Participants stressed that training must demonstrate tangible efficiency gains and be embedded within institutional strategic plans to reach beyond early adopters.

Subtheme 2. Collaborative Framework
No single university can meet AI demands alone. Leaders urged the creation of system-wide alliances across the Extension Committee on Organization and Policy, and other partners to coordinate resources and prevent duplication. Examples included joint funding proposals, shared centers of excellence, and cross-state learning communities. The Extension Foundation was identified as a potential platform for distributing resources, webinars, and best-practice repositories that benefit all Land-grant types (1862, 1890, and 1994). Summary

Subtheme 3. Policies and Best Practices
Governance must evolve in parallel with technology. Participants called for institution-wide policies clarifying acceptable AI use in research, teaching, and Extension outputs.
Recommendations included:

  • creation of multidisciplinary task forces involving IT, compliance, communications, and academic leadership;
  • standing national committees through APLU or scientific societies to update policies as technology evolves; and
  • guidance framed around “dos and don’ts” emphasizing risk mitigation rather than rigid restriction.

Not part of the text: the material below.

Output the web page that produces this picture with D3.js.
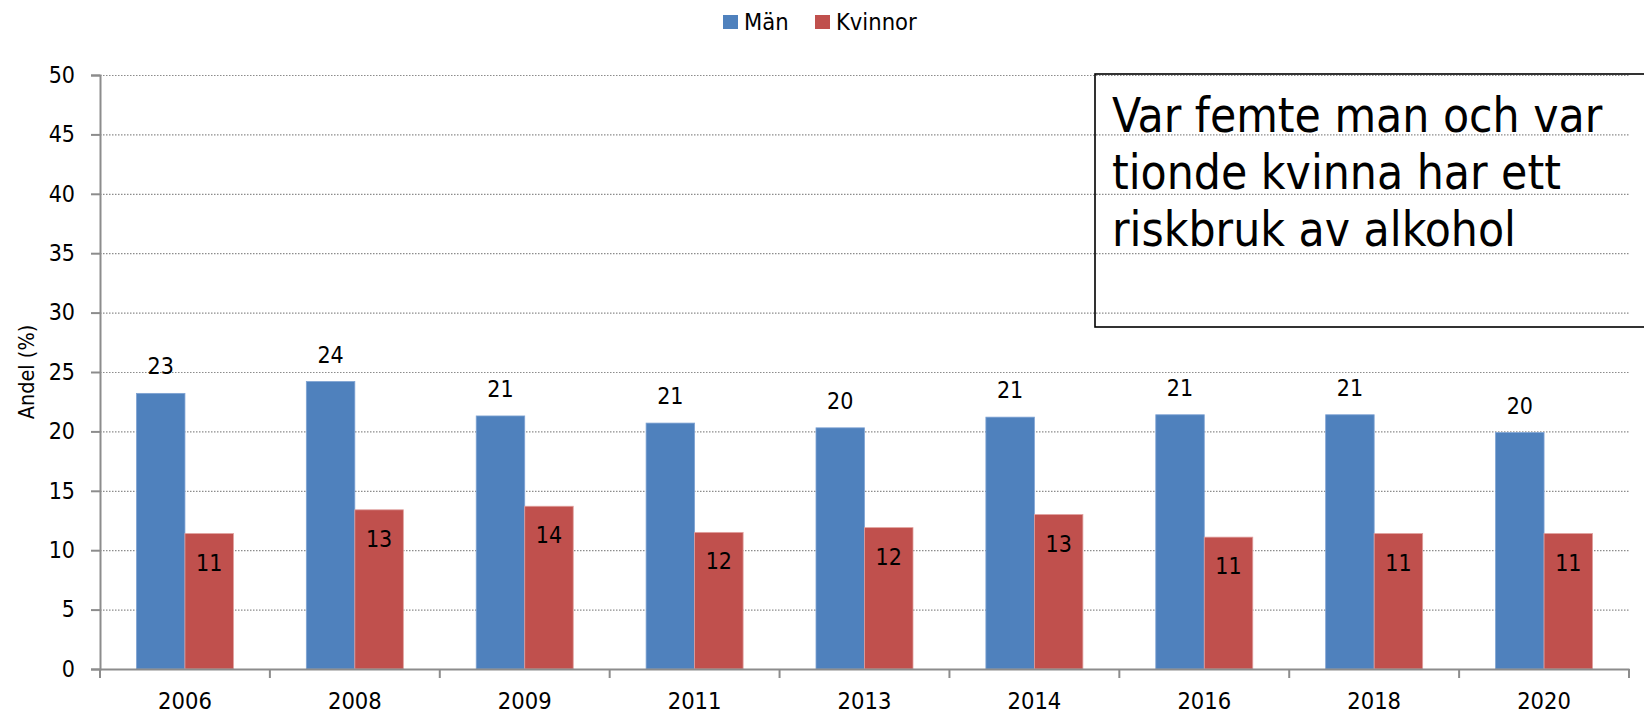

Subtheme 4. Infrastructure, Resource Allocation, and Funding
Sustainable AI integration depends on access to physical and financial resources. Leaders underscored the need for shared data repositories, compute capacity, and broadband access, as well as new funding mechanisms to offset training and infrastructure costs. They highlighted public-private partnerships and coordinated grant strategies as essential for building durable AI infrastructure across all institutions, including those with limited internal capacity.

Summary

Across both themes, participants voiced a consistent conclusion: policy must lead technology. Human oversight, ethical governance, and coordinated capacity building are prerequisites for AI to achieve its full potential in research and community engagement. AI should not be treated as an isolated innovation but as a system-wide transformation requiring collaboration, investment, and trust.